Cette réunion des ministres du Travail de l’Union à Luxembourg est un test pour la méthode de négociations au sein de l’UE du président français Emmanuel Macron.
Après une campagne électorale française, où les extrêmes de droite comme de gauche avaient vilipendé « l’Europe du dumping social », M. Macron, à peine élu, avait réclamé un durcissement de la réforme du travail détaché, s’en prenant à la Pologne et aux trois autres pays du groupe de Visegrad (Hongrie, République tchèque, Slovaquie), partisans d’un statu quo.
« Nous espérons arriver à un accord et avoir tout le monde à bord », a déclaré lundi, en arrivant à la réunion, le ministre estonien du Travail, Jevgeni Ossinovski, dont le pays assure la présidence tournante de l’UE.
« Nous avons travaillé très dur, ces derniers mois, ces derniers jours et même ces dernières heures pour surmonter les différends entre les pays sur ce dossier important », a-t-il ajouté.
« Le diable est dans les détails, mais si tout le monde met de la bonne volonté, on peut avoir un accord », a estimé de son côté avant la réunion la commissaire européenne aux Affaires sociales, Marianne Thyssen, à l’origine de la réforme, présentée il y a dix mois, d’une directive datant de 1996.
L’objectif majeur de la révision des règles européennes encadrant le détachement –un système permettant à des Européens de travailler dans un autre pays que le leur, tout en cotisant dans leur pays d’origine– c’est d’avoir un « salaire égal, à travail égal, sur un même lieu de travail ».
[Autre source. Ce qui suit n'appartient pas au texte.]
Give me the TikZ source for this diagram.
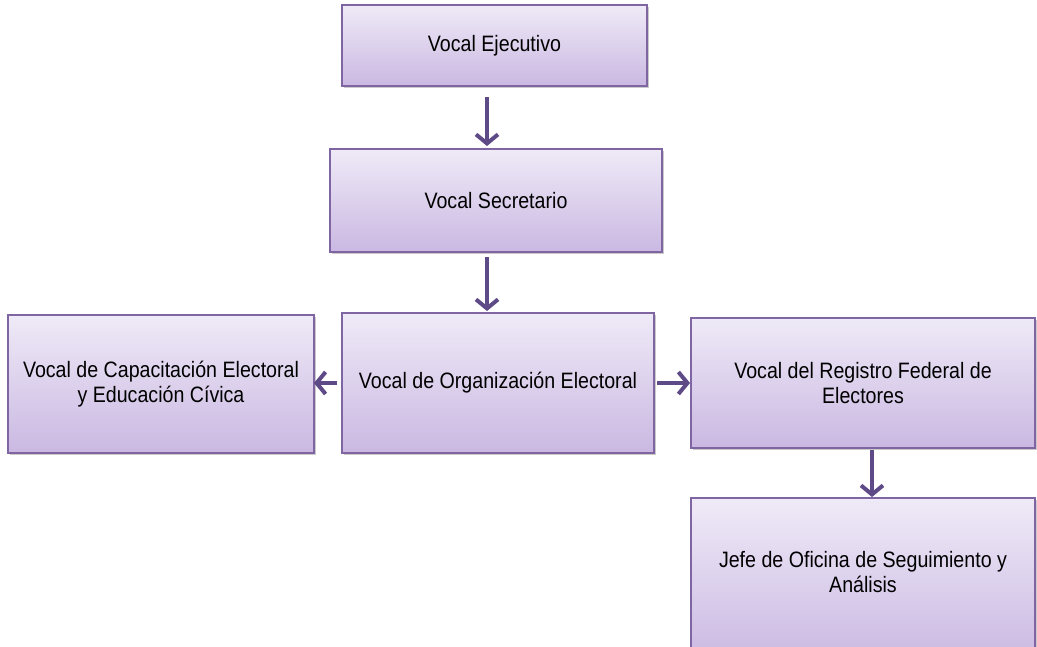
\documentclass[tikz,border=0pt]{standalone}
\usepackage{fontspec}
\setmainfont{Liberation Sans}[FakeStretch=0.88]
\usetikzlibrary{arrows.meta,shadows}
\definecolor{boxtop}{HTML}{EFEAF7}
\definecolor{boxbot}{HTML}{CAB8E2}
\definecolor{boxline}{HTML}{7F65A1}
\definecolor{arrowcol}{HTML}{5E4A87}
\tikzset{
  orgbox/.style={draw=boxline, line width=1.6pt, top color=boxtop, bottom color=boxbot,
    align=center, inner sep=0pt, font=\fontsize{22.3}{25.5}\selectfont,
    drop shadow={shadow xshift=2pt, shadow yshift=-2pt, opacity=0.35, fill=black!60}},
  link/.style={draw=arrowcol, line width=4pt,
    -{Straight Barb[length=9pt, width=22pt, line width=4pt]}}
}
\begin{document}
\begin{tikzpicture}[x=1pt,y=-1pt]
\useasboundingbox (0,0) rectangle (1037,646);
\node[orgbox, minimum width=305pt, minimum height=81pt] (ej) at (494.5,45.5) {Vocal Ejecutivo};
\node[orgbox, minimum width=332pt, minimum height=103pt] (se) at (496,200.5) {Vocal Secretario};
\node[orgbox, minimum width=306pt, minimum height=138pt] (ca) at (161,384) {Vocal de Capacitación Electoral\\y Educación Cívica};
\node[orgbox, minimum width=312pt, minimum height=140pt] (or) at (498,383) {Vocal de Organización Electoral};
\node[orgbox, minimum width=344pt, minimum height=130pt] (re) at (863,383) {Vocal del Registro Federal de\\Electores};
\node[orgbox, minimum width=344pt, minimum height=166pt] (je) at (863,581) {};
\node[font=\fontsize{22.3}{25.5}\selectfont, align=center] (jet) at (863,572) {Jefe de Oficina de Seguimiento y\\Análisis};
\coordinate (a1s) at (487,97);
\coordinate (a1e) at (487,146);
\coordinate (a2s) at (487,257);
\coordinate (a2e) at (487,311);
\coordinate (a3s) at (337,383);
\coordinate (a3e) at (314,383);
\coordinate (a4s) at (657,383);
\coordinate (a4e) at (690,383);
\coordinate (a5s) at (872,450);
\coordinate (a5e) at (872,497);
\draw[link] (a1s) -- (a1e);
\draw[link] (a2s) -- (a2e);
\draw[link] (a3s) -- (a3e);
\draw[link] (a4s) -- (a4e);
\draw[link] (a5s) -- (a5e);
\end{tikzpicture}
\end{document}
En effet, dans la directive initiale, il est simplement spécifié que les travailleurs détachés doivent toucher le salaire minimum du pays d’accueil.
Or, l’élargissement de l’UE à l’Est en 2004, avec l’arrivée de dix nouveaux pays aux niveaux de vie et salaires plus bas a bouleversé la donne, engendrant une concurrence déloyale entre entreprises, ainsi que du dumping social.
En révisant la directive, l’exécutif européen veut désormais que toutes les règles valables pour les travailleurs locaux s’appliquent aux détachés: ainsi, par exemple, si le pays d’accueil prévoit une prime de froid, de pénibilité, d’ancienneté, un treizième mois, ces bonus devront aussi leur être versés.
Trois points posent encore problème
Premièrement, la durée du détachement: l’exécutif européen a proposé de le limiter à 24 mois, mais la France, qui a réussi à convaincre l’Allemagne, les pays du Benelux et l’Autriche, plaide pour 12 mois.
Deuxièmement, la date d’application de la nouvelle directive: Paris souhaiterait qu’elle s’applique dans les deux ans suivant son adoption. La Commission a proposé trois ans, les pays de l’Est réclament cinq ans.
Et troisièmement, le transport routier: ce dernier point est particulièrement délicat, car les pays de Visegrad, mais aussi l’Espagne et le Portugal, s’inquiètent des conséquences négatives de la réforme sur leurs chauffeurs.
Jeudi soir, M. Macron a profité d’un sommet de l’UE à Bruxelles pour évoquer ce dossier en tête-à-tête avec le chef du gouvernement espagnol Mariano Rajoy.
L’Espagne comme le Portugal, qui n’ont que la France comme porte d’entrée sur l’Union, effectuent des opérations de cabotage –une pratique qui consiste à quitter un pays avec un véhicule et à charger puis décharger, à plusieurs reprises, dans un autre pays– en France et concurrencent ainsi les routiers français.
Selon deux sources proches du dossier, un compromis pourrait se dessiner, en appliquant aux chauffeurs routiers l’ancienne directive du travail détaché concernant la rémunération –c’est-à-dire qu’ils recevraient le salaire minimum du pays d’accueil, mais pas les primes–, jusqu’à ce qu’une autre réforme consacrée au transport routier spécifie les règles pour ce secteur.